In the wake of the real-time deluge, several other games took the real-time strategy game's basic mechanics (build, harvest, destroy) and used them to create a new kind of experience, the action/strategy hybrid or the first-person strategy game. Of these, Cyclone Studios' Uprising and Activision's Battlezone were the most notable. The only thing lacking from these games was a way to access the big picture. Trapped in a first-person, ground-level view, it was easy to long for a means to simply sit back and command your troops from the more familiar top-down perspective.
This intriguing game hopes to combine the best of both worlds. Coming this spring from Acclaim and Charybdis Ltd. (not to be confused Charybdis Enterprises, the makers of iPanzer '44 and iM1A2 Abrams), Machines is three-quarters Total Annihilation and one-quarter Battlezone. Your basic mechanics are much like the typical real-time strategy game. You begin by gathering resources and setting up a base. There is one slight difference here, though: You must actually hunt for resources using a sensor-equipped scout. Once your base is up and running, you begin building troops and sending them off to war.
Your troops in Machines are, perhaps not surprisingly, machines - a collection of tanks and robotic walkers, the latter ranging from Mech-like bipeds to insect-like units. There's no avalanche of units as in Total Annihilation, but are there are a fair number - a few dozen, counting all the subtypes. It's these subtypes that are particularly interesting; research lets you create more powerful versions of units you already possess, giving you a variety of different options in weapons, armor, and mobility.
Research in the game doesn't follow the typical structure of the genre. To research new technologies, you must build research labs. There are different labs for civilian and military research. To actually begin researching new technologies, you must build techheads, weak units that simply work in your labs, and you choose what technologies they'll research.
The technology element of Machines is one of its most intriguing aspects. You can sneak into other players' bases and actually steal the technology they've accrued, provided you can get one of your own units safely into their research labs.

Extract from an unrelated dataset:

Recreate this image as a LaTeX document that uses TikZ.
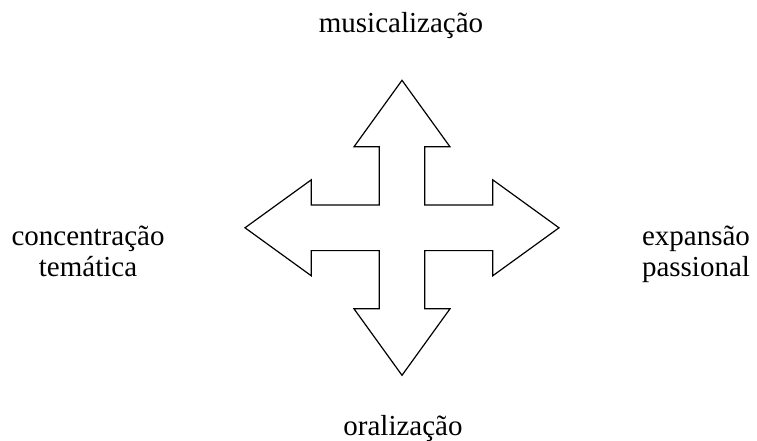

This brings us to the point where Machines stops being your typical real-time strategy game. Borrowing from games like Battle zone and Uprising, Machines lets you jump into any of your units and control them at any time. Beyond this, you can actually walk into your own - or enemy - buildings. The game can be viewed from a standard, top-down perspective. But the 3D nature of the Machines engine lets you rotate and zoom the camera to any point, and you can even place the camera on the ground and zoom around your base. As in Total Annihilation, the 3D nature of the game lends itself to the map as well, allowing for tactical elevation advantages and the like.
The ability to view the game from any position is a useful option, and it doesn't hurt that Machines is graphically impressive. The polygonal units employ detailed animations, as do the buildings, which move and churn and produce smoke. Machines is 3D accelerated via Direct3D, so you're also treated to some nice lighting effects, such as the green bolt of an ion cannon or the white flash that lights up an area when builders are welding a new structure together.
Machines has a great deal going for it. It takes many of the innovations first seen in Total Annihilation, combines them with the unit personalities of Starcraft, and adds a number of its own interesting features, not the least of which are its 3D graphics or the ability to enter buildings or units to control them. But a great strategy game is more than the sum of its parts. It takes an excellent implementation of its features to make a good single-player game and a precise balance to keep multiplayer interesting (Machines will support four players over a LAN or the Internet). Machines has all the right ingredients. Let's hope they come together to make a satisfying whole.